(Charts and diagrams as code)
⟨

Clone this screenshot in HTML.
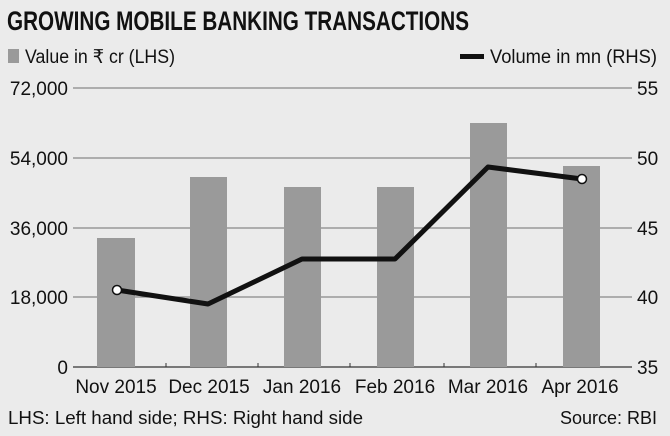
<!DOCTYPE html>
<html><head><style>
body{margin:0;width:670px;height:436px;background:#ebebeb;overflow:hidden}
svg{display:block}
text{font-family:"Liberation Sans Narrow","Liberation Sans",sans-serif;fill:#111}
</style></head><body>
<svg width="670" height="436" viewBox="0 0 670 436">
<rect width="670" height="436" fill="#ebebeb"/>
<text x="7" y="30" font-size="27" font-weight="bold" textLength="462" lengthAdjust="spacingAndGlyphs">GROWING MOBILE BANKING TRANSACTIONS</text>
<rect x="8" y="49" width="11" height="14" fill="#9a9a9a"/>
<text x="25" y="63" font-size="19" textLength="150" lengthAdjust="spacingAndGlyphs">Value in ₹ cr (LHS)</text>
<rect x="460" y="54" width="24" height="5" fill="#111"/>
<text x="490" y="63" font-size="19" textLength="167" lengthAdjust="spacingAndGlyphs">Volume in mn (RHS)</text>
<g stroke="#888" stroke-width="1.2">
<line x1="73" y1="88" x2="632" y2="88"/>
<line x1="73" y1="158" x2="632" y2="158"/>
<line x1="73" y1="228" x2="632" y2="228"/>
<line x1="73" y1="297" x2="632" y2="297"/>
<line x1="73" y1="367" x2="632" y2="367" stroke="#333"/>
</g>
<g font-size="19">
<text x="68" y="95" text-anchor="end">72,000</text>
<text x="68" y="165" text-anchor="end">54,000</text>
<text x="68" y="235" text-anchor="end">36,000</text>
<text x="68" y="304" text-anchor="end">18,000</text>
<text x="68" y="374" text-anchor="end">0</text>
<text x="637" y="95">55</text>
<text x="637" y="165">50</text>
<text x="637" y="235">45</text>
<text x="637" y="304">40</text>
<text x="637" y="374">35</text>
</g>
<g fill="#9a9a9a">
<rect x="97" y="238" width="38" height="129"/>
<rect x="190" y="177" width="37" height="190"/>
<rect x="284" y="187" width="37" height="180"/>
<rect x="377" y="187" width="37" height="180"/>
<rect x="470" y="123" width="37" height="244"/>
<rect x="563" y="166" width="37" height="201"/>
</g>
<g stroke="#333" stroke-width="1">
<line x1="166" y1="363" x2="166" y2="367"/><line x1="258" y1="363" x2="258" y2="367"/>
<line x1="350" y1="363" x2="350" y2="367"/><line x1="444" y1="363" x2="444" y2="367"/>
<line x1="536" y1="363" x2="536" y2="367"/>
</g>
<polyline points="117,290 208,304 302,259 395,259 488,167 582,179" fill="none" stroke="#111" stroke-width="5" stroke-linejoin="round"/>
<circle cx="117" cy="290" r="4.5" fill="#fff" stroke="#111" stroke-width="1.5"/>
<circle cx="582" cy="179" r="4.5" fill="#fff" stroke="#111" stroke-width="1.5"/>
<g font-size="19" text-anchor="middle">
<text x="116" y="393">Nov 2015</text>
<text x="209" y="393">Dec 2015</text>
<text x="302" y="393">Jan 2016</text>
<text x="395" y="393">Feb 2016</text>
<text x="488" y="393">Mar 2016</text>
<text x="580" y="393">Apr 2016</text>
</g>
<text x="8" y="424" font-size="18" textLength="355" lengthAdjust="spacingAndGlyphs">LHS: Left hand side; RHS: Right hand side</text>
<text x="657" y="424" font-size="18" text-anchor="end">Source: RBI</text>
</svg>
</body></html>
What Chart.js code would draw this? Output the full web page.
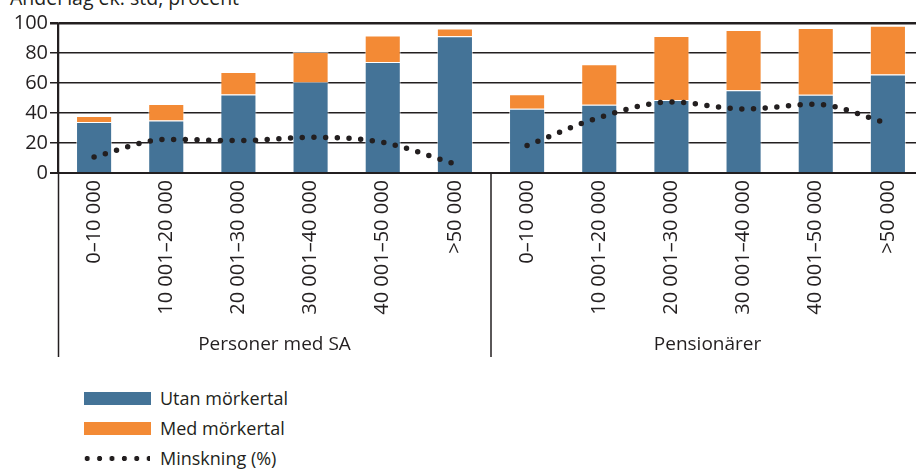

⟩

Drop the images and repeat the data exactly.

Clone this screenshot in HTML.
<!DOCTYPE html>
<html><head><style>
body{margin:0;width:670px;height:436px;background:#ebebeb;overflow:hidden}
svg{display:block}
text{font-family:"Liberation Sans Narrow","Liberation Sans",sans-serif;fill:#111}
</style></head><body>
<svg width="670" height="436" viewBox="0 0 670 436">
<rect width="670" height="436" fill="#ebebeb"/>
<text x="7" y="30" font-size="27" font-weight="bold" textLength="462" lengthAdjust="spacingAndGlyphs">GROWING MOBILE BANKING TRANSACTIONS</text>
<rect x="8" y="49" width="11" height="14" fill="#9a9a9a"/>
<text x="25" y="63" font-size="19" textLength="150" lengthAdjust="spacingAndGlyphs">Value in ₹ cr (LHS)</text>
<rect x="460" y="54" width="24" height="5" fill="#111"/>
<text x="490" y="63" font-size="19" textLength="167" lengthAdjust="spacingAndGlyphs">Volume in mn (RHS)</text>
<g stroke="#888" stroke-width="1.2">
<line x1="73" y1="88" x2="632" y2="88"/>
<line x1="73" y1="158" x2="632" y2="158"/>
<line x1="73" y1="228" x2="632" y2="228"/>
<line x1="73" y1="297" x2="632" y2="297"/>
<line x1="73" y1="367" x2="632" y2="367" stroke="#333"/>
</g>
<g font-size="19">
<text x="68" y="95" text-anchor="end">72,000</text>
<text x="68" y="165" text-anchor="end">54,000</text>
<text x="68" y="235" text-anchor="end">36,000</text>
<text x="68" y="304" text-anchor="end">18,000</text>
<text x="68" y="374" text-anchor="end">0</text>
<text x="637" y="95">55</text>
<text x="637" y="165">50</text>
<text x="637" y="235">45</text>
<text x="637" y="304">40</text>
<text x="637" y="374">35</text>
</g>
<g fill="#9a9a9a">
<rect x="97" y="238" width="38" height="129"/>
<rect x="190" y="177" width="37" height="190"/>
<rect x="284" y="187" width="37" height="180"/>
<rect x="377" y="187" width="37" height="180"/>
<rect x="470" y="123" width="37" height="244"/>
<rect x="563" y="166" width="37" height="201"/>
</g>
<g stroke="#333" stroke-width="1">
<line x1="166" y1="363" x2="166" y2="367"/><line x1="258" y1="363" x2="258" y2="367"/>
<line x1="350" y1="363" x2="350" y2="367"/><line x1="444" y1="363" x2="444" y2="367"/>
<line x1="536" y1="363" x2="536" y2="367"/>
</g>
<polyline points="117,290 208,304 302,259 395,259 488,167 582,179" fill="none" stroke="#111" stroke-width="5" stroke-linejoin="round"/>
<circle cx="117" cy="290" r="4.5" fill="#fff" stroke="#111" stroke-width="1.5"/>
<circle cx="582" cy="179" r="4.5" fill="#fff" stroke="#111" stroke-width="1.5"/>
<g font-size="19" text-anchor="middle">
<text x="116" y="393">Nov 2015</text>
<text x="209" y="393">Dec 2015</text>
<text x="302" y="393">Jan 2016</text>
<text x="395" y="393">Feb 2016</text>
<text x="488" y="393">Mar 2016</text>
<text x="580" y="393">Apr 2016</text>
</g>
<text x="8" y="424" font-size="18" textLength="355" lengthAdjust="spacingAndGlyphs">LHS: Left hand side; RHS: Right hand side</text>
<text x="657" y="424" font-size="18" text-anchor="end">Source: RBI</text>
</svg>
</body></html>
What Chart.js code would draw this? Output the full web page.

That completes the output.